Junpei is interested in sand bugs so goes to area of sand dunes. When he misses the last bus back, a group of locals suggest he stays the night in their village. They send him down a rope-ladder to a house at the bottom of a sandpit, where a young widow lives alone. She has been tasked along with a handful of other households by the village with preventing the sands from destroying the house (if their houses succumbs to the dunes then the other houses in the village will be threatened).

When Junpei tries to leave the next morning he finds the ladder removed. The villagers inform him that he must help the widow in her endless task of digging sand. Junpei initially tries to escape, upon failing he takes the widow captive, but is forced to release her when the house almost collapses after several days of sand build up outside. At one point he does escape only to be captured and gradually

Junpei eventually becomes the widow's lover but still continues to plot his escape. Through his persistent effort on trapping a crow for messenger, he discovers a way to draw water from the damp sand at night. He thus is able to choose his when he can escape.

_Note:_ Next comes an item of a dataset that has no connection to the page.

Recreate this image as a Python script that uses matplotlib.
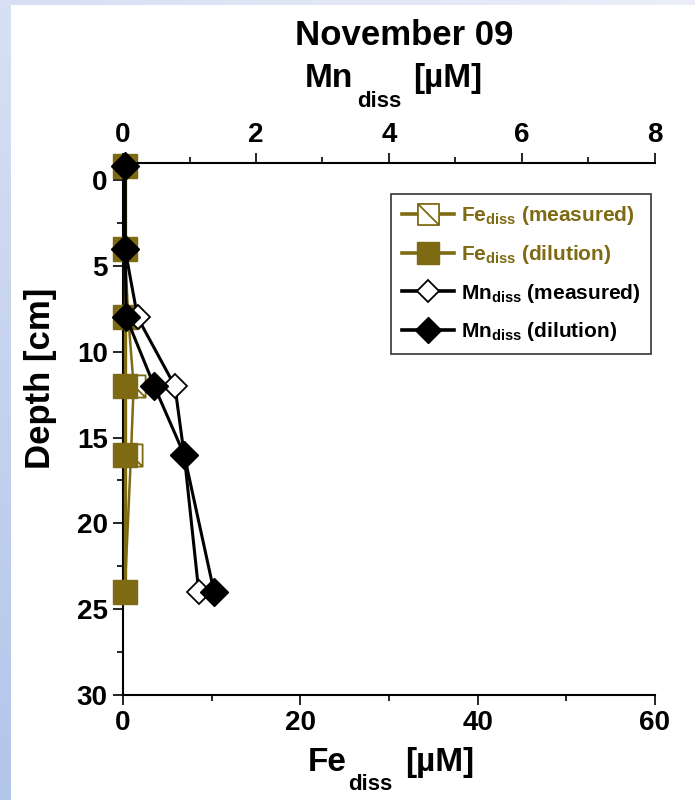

At the end of the book Junpei gets his chance to escape, as he discovers what the sand is being used for and that assumption of who bad-good guys are is less clear. He refuses to take it as he now has the power to leave when he chooses and a purposeful if bleak life with a community that depends on him. We at the end of the novel know what the meaning of his official declaration of death that is reported at the beginning of the novel.

The book raised powerful questions on what is our purpose and what we sacrifice if that life is to have any meaning. Its central “character “is the ever changing sand dunes described and struggled with in writing that is evocative, mythical and deeply psychological… the silences, gestures and actions all revealing more in the spaces between. But, and this is important it also suspenseful! Highly recommended.